Bluprint promises classes in dozens of topics offering “guidance for all skill levels,” a definite plus for my usual level of absolute beginner.
The service says it doesn’t matter if I have “two minutes or two hours.” Another plus: I can learn something new during the commercial breaks of my favorite network shows.
So I subscribe at mybluprint.com and begin scrolling down the home page.
I find myself drawn to the word “tranquility” under a beautiful painting of a lakeside sunset. This turns out to be a six-episode class, “Reflections in Acrylic: Depicting Light on Water,” with a total time of about 2-½ hours. I decide to spend at least the next 24 minutes with Episode 1.
“Spend” turns out to be the appropriate word: I need to shell out for brushes, paints, canvas and much more. All with no guarantee of success. And I have already spent $10 for my monthly subscription, since there was no free trial!
It’s time to start over. This time, I see the question, “What do you want to do today?” The six choices include “Get Outside,” so I click on that.
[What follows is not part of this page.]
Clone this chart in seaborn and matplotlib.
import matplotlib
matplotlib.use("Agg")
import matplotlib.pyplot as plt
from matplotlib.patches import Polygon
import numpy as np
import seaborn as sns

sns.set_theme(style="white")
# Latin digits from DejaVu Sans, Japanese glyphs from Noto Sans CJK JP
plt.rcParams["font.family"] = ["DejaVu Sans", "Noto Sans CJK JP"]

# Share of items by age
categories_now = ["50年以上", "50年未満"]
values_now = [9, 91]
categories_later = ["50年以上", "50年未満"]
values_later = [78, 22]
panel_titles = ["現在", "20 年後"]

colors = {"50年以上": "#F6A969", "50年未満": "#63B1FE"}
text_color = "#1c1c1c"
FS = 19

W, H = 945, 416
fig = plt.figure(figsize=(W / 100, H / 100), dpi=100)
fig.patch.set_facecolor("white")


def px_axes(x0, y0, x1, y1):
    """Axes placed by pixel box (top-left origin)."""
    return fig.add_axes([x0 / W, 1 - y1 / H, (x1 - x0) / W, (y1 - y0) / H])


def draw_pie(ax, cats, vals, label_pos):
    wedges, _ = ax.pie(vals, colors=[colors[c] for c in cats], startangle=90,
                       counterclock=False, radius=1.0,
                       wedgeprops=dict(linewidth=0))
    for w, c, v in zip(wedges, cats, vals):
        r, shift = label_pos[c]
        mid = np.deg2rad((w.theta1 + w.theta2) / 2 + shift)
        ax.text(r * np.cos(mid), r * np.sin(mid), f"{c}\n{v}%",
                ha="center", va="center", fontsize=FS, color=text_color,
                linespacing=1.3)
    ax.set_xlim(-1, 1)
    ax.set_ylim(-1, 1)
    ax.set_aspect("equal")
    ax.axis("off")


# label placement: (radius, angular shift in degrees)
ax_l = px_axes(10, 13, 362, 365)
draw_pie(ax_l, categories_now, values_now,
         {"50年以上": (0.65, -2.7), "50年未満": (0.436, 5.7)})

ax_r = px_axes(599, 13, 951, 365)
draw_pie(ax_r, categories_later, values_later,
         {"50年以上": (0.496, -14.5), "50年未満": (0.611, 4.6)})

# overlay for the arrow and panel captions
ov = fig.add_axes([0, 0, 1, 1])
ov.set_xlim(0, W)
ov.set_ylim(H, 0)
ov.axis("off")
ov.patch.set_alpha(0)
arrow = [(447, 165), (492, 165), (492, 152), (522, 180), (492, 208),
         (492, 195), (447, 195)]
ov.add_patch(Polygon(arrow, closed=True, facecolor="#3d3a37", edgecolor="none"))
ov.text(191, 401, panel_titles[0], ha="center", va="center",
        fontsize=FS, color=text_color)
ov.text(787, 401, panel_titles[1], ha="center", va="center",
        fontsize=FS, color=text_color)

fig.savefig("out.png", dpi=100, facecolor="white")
I next choose a time period: “less than 15 minutes.” Then I need to choose between “entertaining” or “informative.” OK, entertain me! Finally, I click on “Let’s Go!”
My top result: the “Burger Night” episode from “Outdoor Grilling & Barbecuing with Al & Matt” (Al Roker and chef Matt Aboo). But it’s raining, chilly and I don’t have a barbecue in my Brooklyn apartment.
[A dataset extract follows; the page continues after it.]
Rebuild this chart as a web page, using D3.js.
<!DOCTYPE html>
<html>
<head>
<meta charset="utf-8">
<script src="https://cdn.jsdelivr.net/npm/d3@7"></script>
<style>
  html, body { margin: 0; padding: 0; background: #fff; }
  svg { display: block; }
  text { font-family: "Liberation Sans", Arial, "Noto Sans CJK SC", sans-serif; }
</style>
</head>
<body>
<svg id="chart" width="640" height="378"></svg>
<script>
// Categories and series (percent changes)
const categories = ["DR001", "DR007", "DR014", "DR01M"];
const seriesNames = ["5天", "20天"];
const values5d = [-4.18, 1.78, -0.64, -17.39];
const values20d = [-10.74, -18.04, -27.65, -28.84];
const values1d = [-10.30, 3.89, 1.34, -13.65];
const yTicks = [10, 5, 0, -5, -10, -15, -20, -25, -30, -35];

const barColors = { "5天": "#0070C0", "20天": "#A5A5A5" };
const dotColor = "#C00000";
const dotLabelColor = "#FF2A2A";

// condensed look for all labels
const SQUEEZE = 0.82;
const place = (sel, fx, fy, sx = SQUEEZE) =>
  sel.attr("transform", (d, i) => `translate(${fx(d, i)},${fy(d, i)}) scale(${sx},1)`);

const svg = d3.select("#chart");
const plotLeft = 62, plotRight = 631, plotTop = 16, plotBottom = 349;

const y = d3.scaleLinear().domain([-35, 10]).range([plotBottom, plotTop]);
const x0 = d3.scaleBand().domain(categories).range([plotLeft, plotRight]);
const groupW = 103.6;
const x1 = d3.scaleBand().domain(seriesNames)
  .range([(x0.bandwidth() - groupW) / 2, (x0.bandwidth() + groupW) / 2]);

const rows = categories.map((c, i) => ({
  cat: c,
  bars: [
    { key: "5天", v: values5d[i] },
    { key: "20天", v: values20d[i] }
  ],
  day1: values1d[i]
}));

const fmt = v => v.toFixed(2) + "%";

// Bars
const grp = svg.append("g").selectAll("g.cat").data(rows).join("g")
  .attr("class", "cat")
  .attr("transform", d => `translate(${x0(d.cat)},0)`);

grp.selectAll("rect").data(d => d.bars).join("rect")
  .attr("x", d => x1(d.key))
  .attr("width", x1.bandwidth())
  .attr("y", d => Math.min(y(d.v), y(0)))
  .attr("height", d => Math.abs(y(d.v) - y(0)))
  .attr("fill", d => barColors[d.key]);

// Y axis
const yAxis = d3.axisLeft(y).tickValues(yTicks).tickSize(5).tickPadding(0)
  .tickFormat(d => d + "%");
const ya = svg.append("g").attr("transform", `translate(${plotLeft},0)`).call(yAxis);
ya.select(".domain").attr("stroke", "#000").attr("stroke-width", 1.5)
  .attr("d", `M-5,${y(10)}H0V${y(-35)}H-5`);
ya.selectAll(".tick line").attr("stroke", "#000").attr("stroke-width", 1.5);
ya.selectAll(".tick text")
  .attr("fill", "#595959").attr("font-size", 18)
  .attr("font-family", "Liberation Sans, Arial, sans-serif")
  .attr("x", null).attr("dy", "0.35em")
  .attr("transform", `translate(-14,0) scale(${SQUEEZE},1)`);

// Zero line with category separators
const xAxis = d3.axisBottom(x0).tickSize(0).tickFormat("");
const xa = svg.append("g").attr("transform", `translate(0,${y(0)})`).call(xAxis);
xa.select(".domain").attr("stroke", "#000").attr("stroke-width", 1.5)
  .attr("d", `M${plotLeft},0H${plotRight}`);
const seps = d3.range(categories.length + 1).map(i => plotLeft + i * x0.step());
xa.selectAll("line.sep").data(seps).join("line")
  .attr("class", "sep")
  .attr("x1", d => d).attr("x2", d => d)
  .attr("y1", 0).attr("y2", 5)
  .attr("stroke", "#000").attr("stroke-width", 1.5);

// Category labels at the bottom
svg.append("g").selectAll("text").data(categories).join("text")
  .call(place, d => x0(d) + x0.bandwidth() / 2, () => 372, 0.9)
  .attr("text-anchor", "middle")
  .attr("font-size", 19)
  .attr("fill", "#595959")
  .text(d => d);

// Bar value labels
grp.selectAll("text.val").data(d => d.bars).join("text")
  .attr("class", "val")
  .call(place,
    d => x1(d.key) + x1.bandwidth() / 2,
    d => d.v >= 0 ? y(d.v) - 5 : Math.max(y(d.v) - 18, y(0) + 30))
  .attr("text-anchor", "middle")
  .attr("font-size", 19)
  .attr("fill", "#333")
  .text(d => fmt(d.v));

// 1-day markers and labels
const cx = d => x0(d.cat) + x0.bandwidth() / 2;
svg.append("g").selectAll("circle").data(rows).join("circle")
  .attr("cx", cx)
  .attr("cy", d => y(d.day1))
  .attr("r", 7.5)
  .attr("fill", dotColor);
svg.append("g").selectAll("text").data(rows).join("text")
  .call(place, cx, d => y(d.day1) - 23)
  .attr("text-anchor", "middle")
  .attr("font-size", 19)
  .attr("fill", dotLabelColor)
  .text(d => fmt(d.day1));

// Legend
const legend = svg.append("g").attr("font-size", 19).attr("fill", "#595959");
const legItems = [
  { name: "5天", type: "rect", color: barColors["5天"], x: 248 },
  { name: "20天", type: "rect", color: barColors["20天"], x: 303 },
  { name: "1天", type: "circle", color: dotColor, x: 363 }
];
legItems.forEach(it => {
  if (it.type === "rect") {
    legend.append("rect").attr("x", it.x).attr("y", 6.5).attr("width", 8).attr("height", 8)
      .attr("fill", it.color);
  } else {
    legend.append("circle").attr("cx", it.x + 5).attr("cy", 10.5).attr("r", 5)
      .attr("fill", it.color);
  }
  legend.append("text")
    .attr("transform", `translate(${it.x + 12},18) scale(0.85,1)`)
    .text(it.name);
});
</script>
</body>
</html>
I decide to revert to my standby hobby — TV watching -- since Bluprint offers several series made more for spectating than for participating. I don’t normally like reality competition shows, but I love the title of “Doodle Wars,” so I start watching — and can’t stop.
Unlike other reality shows, each of the "Doodle Wars" eight episodes is free-standing; two artists, who actually seem to like each other, compete in such challenges as drawing a giant comic book and creating arm-sleeve tattoos on real people.
That "doodling" sure looks like fun, however. One of the show’s judges, John Chad, teaches a nine-part Bluprint class titled “Ink Outside the Box!” My artistic skills don’t extend much beyond stick figures — but Chad both inspires and teaches me, and I’m soon drawing my own comic strip (well, three panels at least). Indeed, you can see my first public showing atop this page.
Up next: “Urban Sketching in 15 Minutes a Day.” After all, the huge tree right outside my home office window is just aching to be drawn before all its leaves fall off!